◆ Task to complete ◆
Read the lines that follow and tally those with the word "this"; give the number and nothing else.

Records with drawing code:
* BEGIN *

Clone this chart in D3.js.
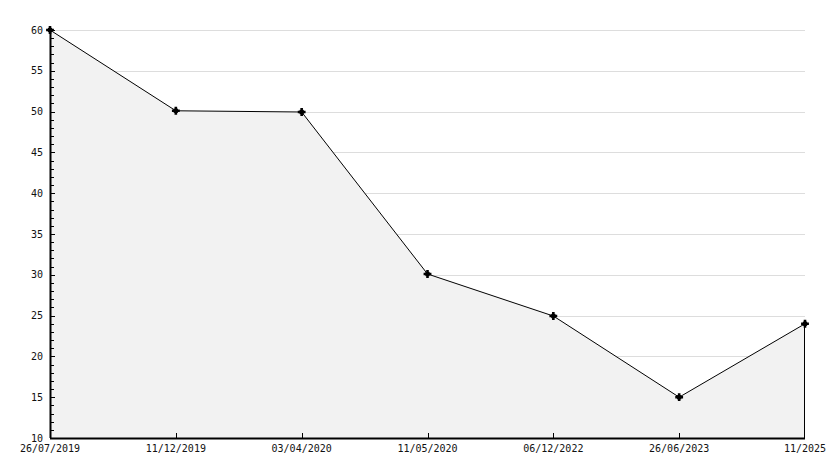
<!DOCTYPE html>
<html>
<head>
<meta charset="utf-8">
<script src="https://cdn.jsdelivr.net/npm/d3@7"></script>
<style>
  body { margin: 0; background: #fff; }
  text { font-family: "DejaVu Sans Mono", monospace; font-size: 10px; fill: #111; }
</style>
</head>
<body>
<div id="chart"></div>
<script>
const dates = ["26/07/2019", "11/12/2019", "03/04/2020", "11/05/2020", "06/12/2022", "26/06/2023", "11/2025"],
    values = [60, 50.1, 49.95, 30.1, 24.95, 15, 24],
    yTicks = [10, 15, 20, 25, 30, 35, 40, 45, 50, 55, 60];

const margin = {top: 30, right: 29, bottom: 30, left: 50},
    width = 834 - margin.left - margin.right,
    height = 468 - margin.top - margin.bottom;

const svg = d3.select("#chart").append("svg")
    .attr("width", 834)
    .attr("height", 468)
    .append("g")
    .attr("transform", "translate(" + margin.left + "," + margin.top + ")");

const x = d3.scalePoint()
    .domain(dates)
    .range([0, width]);

const y = d3.scaleLinear()
    .domain([10, 60])
    .range([height, 0]);

// lignes de grille horizontales
svg.append("g")
    .selectAll("line")
    .data(yTicks.filter(d => d > 10))
    .enter().append("line")
    .attr("x1", 0)
    .attr("x2", width)
    .attr("y1", d => Math.round(y(d)) + 0.5)
    .attr("y2", d => Math.round(y(d)) + 0.5)
    .attr("stroke", "#dddddd");

const pts = dates.map((d, i) => [x(d), y(values[i])]);

svg.append("path")
    .datum(pts)
    .attr("fill", "#f2f2f2")
    .attr("stroke", "none")
    .attr("d", d3.area().x(d => d[0]).y0(height).y1(d => d[1]));

// bord droit de l'aire
svg.append("line")
    .attr("x1", x(dates[dates.length - 1]) - 0.5)
    .attr("x2", x(dates[dates.length - 1]) - 0.5)
    .attr("y1", y(values[values.length - 1]))
    .attr("y2", height)
    .attr("stroke", "#000");

svg.append("path")
    .datum(pts)
    .attr("fill", "none")
    .attr("stroke", "#000")
    .attr("stroke-width", 1)
    .attr("d", d3.line());

// axe Y avec graduations mineures
const minor = d3.range(10, 61, 1);
svg.append("g")
    .selectAll("line")
    .data(minor)
    .enter().append("line")
    .attr("x1", 0)
    .attr("x2", d => d % 5 === 0 ? 5 : 4)
    .attr("y1", d => Math.round(y(d)) + 0.5)
    .attr("y2", d => Math.round(y(d)) + 0.5)
    .attr("stroke", "#000");

svg.append("line")
    .attr("x1", 0.5).attr("x2", 0.5)
    .attr("y1", 0).attr("y2", height)
    .attr("stroke", "#000")
    .attr("stroke-width", 2);

svg.append("g")
    .selectAll("text")
    .data(yTicks)
    .enter().append("text")
    .attr("x", -7)
    .attr("y", d => y(d))
    .attr("dy", "0.35em")
    .attr("text-anchor", "end")
    .text(d => d);

// axe X
svg.append("line")
    .attr("x1", 0).attr("x2", width)
    .attr("y1", height + 0.5).attr("y2", height + 0.5)
    .attr("stroke", "#000")
    .attr("stroke-width", 2);

svg.append("g")
    .selectAll("line")
    .data(dates.slice(1, -1))
    .enter().append("line")
    .attr("x1", d => Math.round(x(d)) + 0.5)
    .attr("x2", d => Math.round(x(d)) + 0.5)
    .attr("y1", height)
    .attr("y2", height - 5)
    .attr("stroke", "#000");

svg.append("g")
    .selectAll("text")
    .data(dates)
    .enter().append("text")
    .attr("x", d => x(d))
    .attr("y", height + 14)
    .attr("text-anchor", "middle")
    .text(d => d);

// marqueurs
const markers = svg.append("g")
    .selectAll("g")
    .data(pts)
    .enter().append("g")
    .attr("transform", d => "translate(" + d[0] + "," + d[1] + ")");

markers.append("path")
    .attr("d", d3.symbol().type(d3.symbolSquare).size(18))
    .attr("fill", "#000");

markers.append("path")
    .attr("d", d3.symbol().type(d3.symbolCross).size(34))
    .attr("fill", "#000");
</script>
</body>
</html>
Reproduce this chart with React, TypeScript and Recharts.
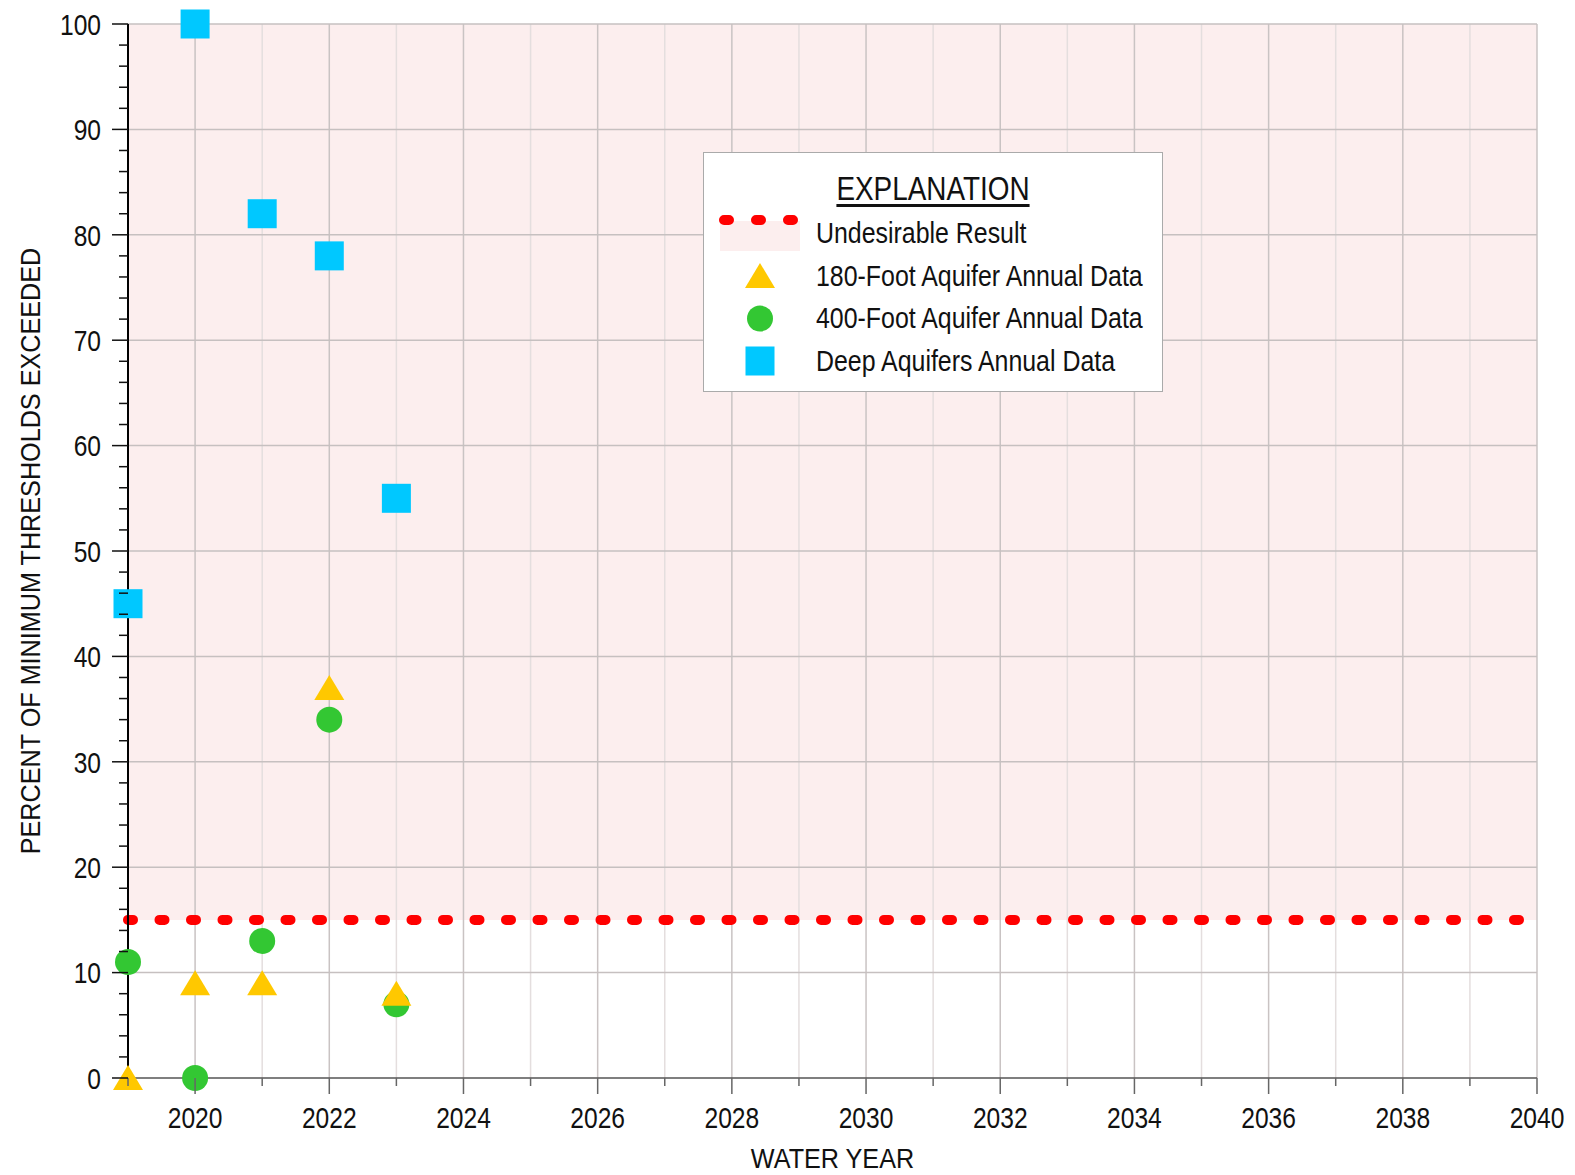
import {
  ScatterChart,
  Scatter,
  XAxis,
  YAxis,
  ReferenceArea,
  ReferenceLine,
} from 'recharts';

// water years with annual data
const years = [2019, 2020, 2021, 2022, 2023];
// percent of minimum thresholds exceeded
const aquifer180 = [0, 9, 9, 37, 8];
const aquifer400 = [11, 0, 13, 34, 7];
const deepAquifers = [45, 100, 82, 78, 55];

const undesirableThreshold = 15;

const xTicks = [
  2019, 2020, 2021, 2022, 2023, 2024, 2025, 2026, 2027, 2028, 2029, 2030,
  2031, 2032, 2033, 2034, 2035, 2036, 2037, 2038, 2039, 2040,
];
const yTicks = Array.from({ length: 51 }, (_, i) => i * 2);
const yGrid = [10, 20, 30, 40, 50, 60, 70, 80, 90, 100];

const SERIES = [
  { name: '180-Foot Aquifer Annual Data', values: aquifer180, color: '#FFC800', shape: 'triangle' },
  { name: '400-Foot Aquifer Annual Data', values: aquifer400, color: '#33C733', shape: 'circle' },
  { name: 'Deep Aquifers Annual Data', values: deepAquifers, color: '#00C8FF', shape: 'square' },
];

// no narrow font installed, so Liberation Sans gets squeezed horizontally
const FONT = "'Liberation Sans', Arial, sans-serif";
const PINK = '#FCEEEE';

const toPoints = (values: number[]) => years.map((year, i) => ({ year, value: values[i] }));

const NarrowText = ({ x, y, squeeze, anchor, size, rotate = 0, dy, children }: any) => (
  <text
    transform={`translate(${x} ${y}) rotate(${rotate}) scale(${squeeze} 1)`}
    x={0}
    y={0}
    dy={dy}
    textAnchor={anchor}
    fontSize={size}
    fontFamily={FONT}
    fill="#111"
  >
    {children}
  </text>
);

const Marker = ({ cx, cy, shape, color }: { cx: number; cy: number; shape: string; color: string }) => {
  if (shape === 'triangle') {
    return <polygon points={`${cx},${cy - 13} ${cx + 15},${cy + 12} ${cx - 15},${cy + 12}`} fill={color} />;
  }
  if (shape === 'circle') {
    return <circle cx={cx} cy={cy} r={13} fill={color} />;
  }
  return <rect x={cx - 14.5} y={cy - 14.5} width={29} height={29} fill={color} />;
};

const XTick = ({ x, y, payload }: any) => {
  const major = payload.value % 2 === 0;
  return (
    <g>
      <line x1={x} x2={x} y1={y} y2={y + (major ? 16 : 8)} stroke="#666" strokeWidth={1.5} />
      {major && (
        <NarrowText x={x} y={y + 50} squeeze={0.82} anchor="middle" size={30}>
          {payload.value}
        </NarrowText>
      )}
    </g>
  );
};

const YTick = ({ x, y, payload }: any) => {
  const major = payload.value % 10 === 0;
  return (
    <g>
      <line x1={x - (major ? 16 : 9)} x2={x} y1={y} y2={y} stroke="#111" strokeWidth={1.5} />
      {major && (
        <NarrowText x={x - 27} y={y} dy="0.36em" squeeze={0.82} anchor="end" size={30}>
          {payload.value}
        </NarrowText>
      )}
    </g>
  );
};

const Legend = () => (
  <div
    style={{
      position: 'absolute',
      left: 703,
      top: 152,
      width: 458,
      height: 238,
      background: '#fff',
      border: '1.5px solid #aaa',
      fontFamily: FONT,
      color: '#111',
    }}
  >
    <div
      style={{
        position: 'absolute',
        top: 16,
        width: '100%',
        textAlign: 'center',
        fontSize: 34,
        textDecoration: 'underline',
        textUnderlineOffset: 4,
        transform: 'scaleX(0.82)',
        transformOrigin: 'center',
        whiteSpace: 'nowrap',
      }}
    >
      EXPLANATION
    </div>
    <svg style={{ position: 'absolute', left: 0, top: 0 }} width={458} height={238}>
      <rect x={16} y={68} width={80} height={30} fill={PINK} />
      <line x1={20} x2={92} y1={67} y2={67} stroke="#f00" strokeWidth={10} strokeDasharray="5 27" strokeLinecap="round" />
      {SERIES.map((s, i) => (
        <Marker key={s.name} cx={56} cy={123 + i * 42.5} shape={s.shape} color={s.color} />
      ))}
    </svg>
    {['Undesirable Result', ...SERIES.map((s) => s.name)].map((label, i) => (
      <div
        key={label}
        style={{
          position: 'absolute',
          left: 112,
          top: 63 + i * 42.5,
          fontSize: 30,
          lineHeight: '34px',
          whiteSpace: 'nowrap',
          transform: 'scaleX(0.83)',
          transformOrigin: 'left center',
        }}
      >
        {label}
      </div>
    ))}
  </div>
);

export default function App() {
  return (
    <div style={{ position: 'absolute', left: 0, top: 0, width: 1575, height: 1175, background: '#fff' }}>
      <ScatterChart width={1575} height={1175} margin={{ top: 24, right: 38, left: 0, bottom: 0 }}>
        <XAxis
          type="number"
          dataKey="year"
          domain={[2019, 2040]}
          ticks={xTicks}
          interval={0}
          height={97}
          tickSize={0}
          tickMargin={0}
          tick={<XTick />}
          axisLine={{ stroke: '#555', strokeWidth: 1.5 }}
          label={{
            content: ({ viewBox }: any) => (
              <NarrowText x={viewBox.x + viewBox.width / 2} y={viewBox.y + 90} squeeze={0.9} anchor="middle" size={28}>
                WATER YEAR
              </NarrowText>
            ),
          }}
        />
        <YAxis
          type="number"
          dataKey="value"
          domain={[0, 100]}
          ticks={yTicks}
          interval={0}
          width={128}
          tickSize={0}
          tickMargin={0}
          tick={<YTick />}
          axisLine={{ stroke: '#000', strokeWidth: 2 }}
          label={{
            content: ({ viewBox }: any) => (
              <NarrowText
                x={30}
                y={viewBox.y + viewBox.height / 2}
                rotate={-90}
                dy="0.36em"
                squeeze={0.9}
                anchor="middle"
                size={28}
              >
                PERCENT OF MINIMUM THRESHOLDS EXCEEDED
              </NarrowText>
            ),
          }}
        />
        <ReferenceArea x1={2019} x2={2040} y1={undesirableThreshold} y2={100} fill={PINK} fillOpacity={1} stroke="none" />
        {xTicks.map((yr) => (
          <ReferenceLine
            key={`vx${yr}`}
            x={yr}
            stroke={yr % 2 === 0 ? '#c9c3c3' : '#e4dede'}
            strokeWidth={1.5}
          />
        ))}
        {yGrid.map((v) => (
          <ReferenceLine key={`hy${v}`} y={v} stroke="#c6c0c0" strokeWidth={1.5} />
        ))}
        <ReferenceLine
          y={undesirableThreshold}
          stroke="#ff0000"
          strokeWidth={10}
          strokeDasharray="5 26.5"
          strokeLinecap="round"
        />
        {[SERIES[1], SERIES[0], SERIES[2]].map((s) => (
          <Scatter
            key={s.name}
            name={s.name}
            data={toPoints(s.values)}
            fill={s.color}
            isAnimationActive={false}
            shape={(p: any) => <Marker cx={p.cx} cy={p.cy} shape={s.shape} color={s.color} />}
          />
        ))}
      </ScatterChart>
      <Legend />
    </div>
  );
}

* END *

◆ Exercise answer ◆
2